To help combat opioid abuse epidemic, new methadone clinics to open up in Ann Arbor, Sterling Heights and St. Clair Shores

Oct 15, 2015 at 10:43 am
Carbonatix Pre-Player Loader

Audio By Carbonatix

Pinnacle Treatment Centers —a company with locations throughout the northeast and midwest— just opened a methadone treatment center in Ann Arbor on October 8, with clinics soon to follow in Sterling Heights and St. Clair Shores.

Why should you care? Thanks to a rise in the last decades of prescription opioid abuse, deaths related to heroin have nearly tripled nationally in just over ten years. Health providers routinely describe this as an epidemic. According to the CDC, heroin deaths grew by 286% between 2002 and 2013. The CDC says that those who are addicted to opioid painkillers such as oxycontin, Vicodin and codeine are forty times more likely to find themselves dealing with a heroin addiction at some point.

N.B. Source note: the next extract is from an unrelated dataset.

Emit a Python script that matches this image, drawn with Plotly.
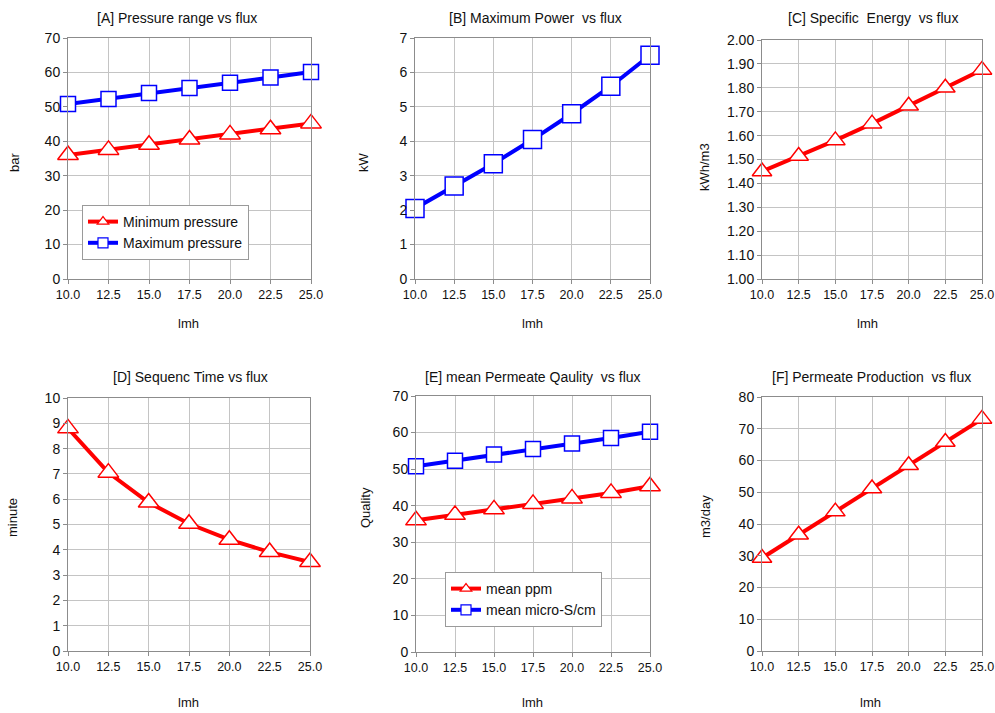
import plotly.graph_objects as go
from plotly.subplots import make_subplots

W, H = 995, 713

flux = [10.0, 12.5, 15.0, 17.5, 20.0, 22.5, 25.0]
min_pressure = [36.0, 37.5, 39.0, 40.5, 42.0, 43.5, 45.2]
max_pressure = [50.8, 52.3, 54.0, 55.5, 57.0, 58.5, 60.1]
max_power = [2.05, 2.7, 3.35, 4.05, 4.8, 5.6, 6.5]
specific_energy = [1.45, 1.515, 1.58, 1.65, 1.725, 1.80, 1.875]
sequence_time = [8.8, 7.05, 5.87, 5.03, 4.4, 3.91, 3.52]
mean_ppm = [36.0, 37.5, 39.0, 40.5, 42.0, 43.5, 45.3]
mean_micro = [50.8, 52.3, 54.0, 55.5, 57.0, 58.5, 60.2]
permeate_prod = [29.3, 36.6, 43.9, 51.2, 58.5, 65.8, 73.1]

titles = ["[A] Pressure range vs flux", "[B] Maximum Power  vs flux",
          "[C] Specific  Energy  vs flux", "[D] Sequenc Time vs flux",
          "[E] mean Permeate Qaulity  vs flux", "[F] Permeate Production  vs flux"]
ytitles = ["bar", "kW", "kWh/m3", "minute", "Quality", "m3/day"]
xtitle = "lmh"

RED = "#FF0000"
BLUE = "#0000FF"
FONT = "Liberation Sans, Arial, sans-serif"
TXT = "#111111"

# pixel boxes of plot areas: (left, right, top, bottom)
boxes = [(68, 311, 38, 279), (415, 650, 38, 279), (762, 982, 40, 279),
         (68, 310, 398, 651), (416, 650, 396, 652), (762, 982, 397, 651)]
yranges = [(0, 70, 10, None), (0, 7, 1, None), (1.0, 2.0, 0.1, ".2f"),
           (0, 10, 1, None), (0, 70, 10, None), (0, 80, 10, None)]
title_pos = [(177, 18), (535, 18), (873, 18), (190, 377), (533, 377), (871, 377)]
xt_pos = [(188, 323), (532, 323), (867, 323), (188, 702), (532, 702), (870, 702)]
yt_pos = [(15, 163), (363, 162), (705, 167), (12, 518), (365, 508), (705, 517)]

fig = make_subplots(rows=2, cols=3)


def px(x):
    return x / W


def py(y):
    return 1 - y / H


def style(symbol, color, size):
    return dict(mode="lines+markers", showlegend=False,
                line=dict(color=color, width=4),
                marker=dict(symbol=symbol, size=size, color="white",
                            line=dict(color=color, width=1.5)),
                cliponaxis=False)


def legend_entry(symbol, color, name, legend):
    return go.Scatter(x=[None], y=[None], name=name, legend=legend, showlegend=True,
                      mode="lines+markers", line=dict(color=color, width=4),
                      marker=dict(symbol=symbol, size=10, color="white",
                                  line=dict(color=color, width=1.2)))


fig.add_trace(go.Scatter(x=flux, y=min_pressure, name="Minimum pressure", **style("triangle-up", RED, 18)), row=1, col=1)
fig.add_trace(go.Scatter(x=flux, y=max_pressure, name="Maximum pressure", **style("square", BLUE, 15)), row=1, col=1)
fig.add_trace(go.Scatter(x=flux, y=max_power, name="Maximum Power", **style("square", BLUE, 18)), row=1, col=2)
fig.add_trace(go.Scatter(x=flux, y=specific_energy, name="Specific Energy", **style("triangle-up", RED, 17)), row=1, col=3)
fig.add_trace(go.Scatter(x=flux, y=sequence_time, name="Sequence Time", **style("triangle-up", RED, 18)), row=2, col=1)
fig.add_trace(go.Scatter(x=flux, y=mean_ppm, name="mean ppm", **style("triangle-up", RED, 18)), row=2, col=2)
fig.add_trace(go.Scatter(x=flux, y=mean_micro, name="mean micro-S/cm", **style("square", BLUE, 15)), row=2, col=2)
fig.add_trace(go.Scatter(x=flux, y=permeate_prod, name="Permeate Production", **style("triangle-up", RED, 17)), row=2, col=3)

fig.add_trace(legend_entry("triangle-up", RED, "Minimum pressure", "legend"), row=1, col=1)
fig.add_trace(legend_entry("square", BLUE, "Maximum pressure", "legend"), row=1, col=1)
fig.add_trace(legend_entry("triangle-up", RED, "mean ppm", "legend2"), row=2, col=2)
fig.add_trace(legend_entry("square", BLUE, "mean micro-S/cm", "legend2"), row=2, col=2)

annotations = []
for i in range(6):
    l, r, t, b = boxes[i]
    xa = "xaxis" if i == 0 else f"xaxis{i+1}"
    ya = "yaxis" if i == 0 else f"yaxis{i+1}"
    y0, y1, dy, fmt = yranges[i]
    fig.layout[xa].update(domain=[px(l), px(r)], range=[10, 25], tick0=10, dtick=2.5,
                          tickformat=".1f", showgrid=True, gridcolor="#c4c4c4", gridwidth=1,
                          showline=True, linecolor="#8c8c8c", linewidth=1, mirror=True,
                          ticks="outside", ticklen=4, tickcolor="#8c8c8c", zeroline=False,
                          automargin=False,
                          tickfont=dict(family=FONT, size=12.5, color=TXT))
    yd = dict(domain=[py(b), py(t)], range=[y0, y1], tick0=y0, dtick=dy,
              showgrid=True, gridcolor="#c4c4c4", gridwidth=1,
              showline=True, linecolor="#8c8c8c", linewidth=1, mirror=True,
              ticks="outside", ticklen=4, tickcolor="#8c8c8c", zeroline=False,
              automargin=False,
              tickfont=dict(family=FONT, size=14, color=TXT))
    if fmt:
        yd["tickformat"] = fmt
    fig.layout[ya].update(**yd)
    annotations.append(dict(text=titles[i], x=px(title_pos[i][0]), y=py(title_pos[i][1]),
                            xref="paper", yref="paper", showarrow=False,
                            xanchor="center", yanchor="middle",
                            font=dict(family=FONT, size=14, color=TXT)))
    annotations.append(dict(text=xtitle, x=px(xt_pos[i][0]), y=py(xt_pos[i][1]),
                            xref="paper", yref="paper", showarrow=False,
                            xanchor="center", yanchor="middle",
                            font=dict(family=FONT, size=13, color=TXT)))
    annotations.append(dict(text=ytitles[i], x=px(yt_pos[i][0]), y=py(yt_pos[i][1]),
                            xref="paper", yref="paper", showarrow=False, textangle=-90,
                            xanchor="center", yanchor="middle",
                            font=dict(family=FONT, size=13, color=TXT)))

leg_common = dict(bgcolor="white", bordercolor="#9a9a9a", borderwidth=1,
                  font=dict(family=FONT, size=14, color=TXT),
                  xanchor="left", yanchor="top", tracegroupgap=0, itemwidth=30)
fig.update_layout(
    template="none",
    width=W, height=H, margin=dict(l=0, r=0, t=0, b=0, autoexpand=False),
    paper_bgcolor="white", plot_bgcolor="white",
    annotations=annotations,
    legend=dict(x=px(82), y=py(205), **leg_common),
    legend2=dict(x=px(445), y=py(572), **leg_common),
)

fig.write_html("out.html", config={"displayModeBar": False},
               post_script="document.body.style.margin='0';document.body.style.padding='0';")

"This disease hits many families, and it hits hard," said Chris Byers, the regional director for Pinnacle Treatment in Michigan. "The nation as a whole has recognized that this heroin and opiate epidemic is large and doesn’t discriminate and it’s impacting everyone. I’ve been in the methadone field for twelve-plus years, and I’ve never seen the acceptance of the need for treatment as it is right now."

A quick internet search reveals that there are at least seven functioning methadone clinics in Detroit proper. There are also in-patient services and a wide variety of 12-step meetings, including those for people dealing with drug addiction.

Pinnacle is targeting Washtenaw and Macomb Counties because they saw a great need there. As Jameson Cook wrote in the Macomb Daily last year, "Macomb County, the state’s third most-populous county, last year had the fourth most total substance-abuse admissions, 4,350, behind Wayne, Oakland and Genesee counties, according to the Bureau of Substance Abuse and Addiction Services within the Michigan Department of Community Health." Good numbers are available on this mess, thanks in part to work done by the U-M Injury Center and the Michigan Department of Community Health

"Michigan had massive increases in overdoses of opiates," Byers says. "Though there are a lot of services on the residential side, there wasn’t anything outside of Detroit for treating the opiate epidemic. We know that’s where the problem has spread, to suburbs and rural areas."

The services that Pinnacle are initially offering are targeted, specific, low cost outpatient treatments. They hope to expand to be able to offer other services, but to start with, these will all be methadone treatment centers. "We set a rate at $14 a day which makes the cost very low," Byers says. "It's a bundled rate that includes as much counseling as they’ll need, both twelve step-based group and individual counseling. You can get a year of treatment for approximately $4500/ year; you couldn’t get a week of residential for that. We do accept insurance but unfortunately, even with the parity act, addiction treatment is still the least funded of insurance programs. If an individual is lucky enough to have insurance we do work with that, of course."

Any methadone treatment that lasts beyond one month is controversial. But in my personal experience, it works.  I'm pretty sure I wouldn't be alive without methadone, even though I was only treated with it once, and for a period of several weeks in order to help detox off of heroin. At the time, I was near the lowest of my lows. But I did kick heroin and cocaine within months of my stay at Brooklyn's Woodhull hospital. For me, it has been twelve-step work that's helped me remain clean and sober in the 21 years since then. But I know that methadone can work, and it does save lives. Anyway, enough about me. 

"Methadone is not for everybody, but what we do is save lives," Byers says. "When these people die, what’s the ripple effect of that? That part is too much to sit idly by and watch. We want to raise people’s bottoms — maybe we can meet them where they’re at so they don’t need to lose their jobs. Somewhere where they’re our last hope. Success rates for opioid addiction are the lowest. We’re an avenue that gives them an opportunity to move forward. They can stop, put their life on hold, and get it together."

"We hear it all the time: 'You’re just trading one drug for another!' That’s absolutely not the case. Drugs of abuse have a pathological effect on the brain. When you use methadone, it’s a medication that allows us to break that schedule. In time it allows the brain to heal so people can come down. The actual situation is unique to the individual. This is a chronic disease, so with that it, is a disease that can be managed, similar to diabetes."

Byers, who found his own uncle dead from alcohol abuse at the age of 12, adds that it is free for anyone to come in and talk if they think they might be addicted to these powerful drugs. "I encourage them for being brave enough to call. I encourage them to come in and be assessed. If you think you have a problem, there’s a good chance you probably do."